TEMPO.CO, Jakarta - Harga cabai seringkali jatuh, terutama pada saat panen raya karena petani kurang sekali mendapatkan informasi prakiraan harga dan cuaca yang akurat.
Glenn Pardede, Managing Director PT East West Seed Indonesia (Ewindo), mengungkapkan untuk membantu petani cabai perlu adanya pemanfaatan sistem teknologi informasi yang memungkinkan petani untuk mengakses informasi mengenai prediksi harga, kondisi tanah, dan perkiraan cuaca secara akurat dan mudah.
"Harapannya melalui aplikasi itu petani dapat mengatur masa tanam dan panen cabai agar tidak dipermainkan pasar dan menderita kerugian," ujarnya, Senin (14 Maret 2016).
Menurutnya, dengan informasi tersebut petani setidaknya bisa mengatur panen atau dapat juga diselingi dengan tanaman lain agar tidak terjadi serentak.
Petani, kata Glenn, bisa menyelingi dengan tanaman sayur di luar cabai, seperti ketimun, tomat, dan tanaman hortikultura, sehingga tetap mendapatkan penghasilan. Sebaliknya, harga cabai tetap terkendali.
Dia menjelaskan, produksi cabai nasional belum merata sepanjang tahun. Pada bulan-bulan tertentu produksi cabai berada di bawah kebutuhan per bulan, misalnya bulan Juli. Hal itu terjadi ketika tanaman cabai kekurangan air.
Terkait dengan komoditas cabai, sambungnya, Kamar Dagang dan Industri Indonesia (Kadin) menggelar Focus Group Discussion untuk menyusun roadmap pada Kamis (10 Maret 2016).
"Kegiatan itu untuk mendengar sejumlah persoalan agar nantinya dapat dibuat rekomendasi untuk diajukan sebagai suatu kebijakan," jelas Glenn.
Dia menambahkan, Kadin Indonesia bersama dengan pemerintah, petani, dan perusahaan benih nasional sedang menyusun roadmap guna mengendalikan harga cabai agar jangan sampai merugikan petani.
Glenn mengatakan cabai merupakan komoditas pangan dengan rantai perdagangan terpanjang di atas komoditas pangan beras.
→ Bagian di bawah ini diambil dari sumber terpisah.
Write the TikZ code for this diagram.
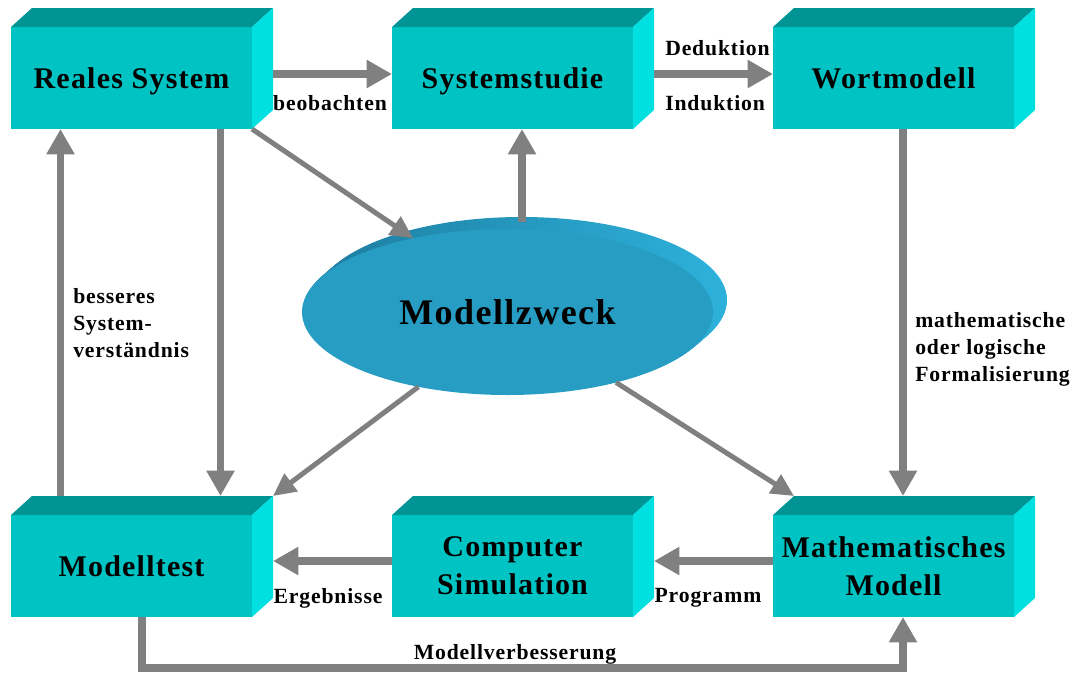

Untuk sampai di tangan konsumen, cabai merah harus melewati lima tingkatan mulai dari pedagang pengepul, distributor, agen, pedagang grosir, pengecer dan terakhir ke tangan konsumen.
Kendala bagi petani cabai, yakni terbatasnya benih cabai unggul berkualitas. Di sisi lain persoalan serangan hama dan penyakit semakin berat. Contoh, virus Gemini dan penyakit layu bakteri yang dapat mengakibatkan 100 persen gagal panen.
Glenn mengatakan penggunaan benih hibrida berkualitas terbukti mampu meningkatkan produktivitas petani cabai. Misalnya, produktivitas petani binaan Ewindo yang menggunakan benih unggul berkualitas dapat meningkat produksinya 100 persen-120 persen dibandingkan ketika menggunakan benih lain.
Untuk benih hibrida cabai, Ewindo telah menghasilkan 17 varietas benih cabai hibrida sejak tahun 1991 sampai dengan 2015 dari mulai cabai varietas Jatilaba hingga yang terbaru varietas LABA F1 dan masih diminati petani sampai saat ini.
Masing-masing varietas tersebut memiliki keunggulan di antaranya seperti buah yang seragam, tahan bakteri layu dan virus Gemini, tahan terhadap musim kemarau, dan dapat ditanam di dataran rendah.
Selain memproduksi benih, Ewindo juga berperan serta dalam membina petani di beberapa wilayah di Indonesia. "Saat ini, jumlah petani yang dibina secara intensif oleh petugas lapangan Ewindo berjumlah 1,5 juta petani," ujarnya.
Setiap tahun, petani binaan bertambah sebanyak 10.000 petani. Misalnya, di wilayah Sumatra, penambahan petani binaan sebanyak 3.000 petani. Di Pulau Jawa 5.000 petani, Kalimantan 1.000 petani. Adapun, di Pulau Sulawesi dan Pulau Papua masing -masing 1.000 petani.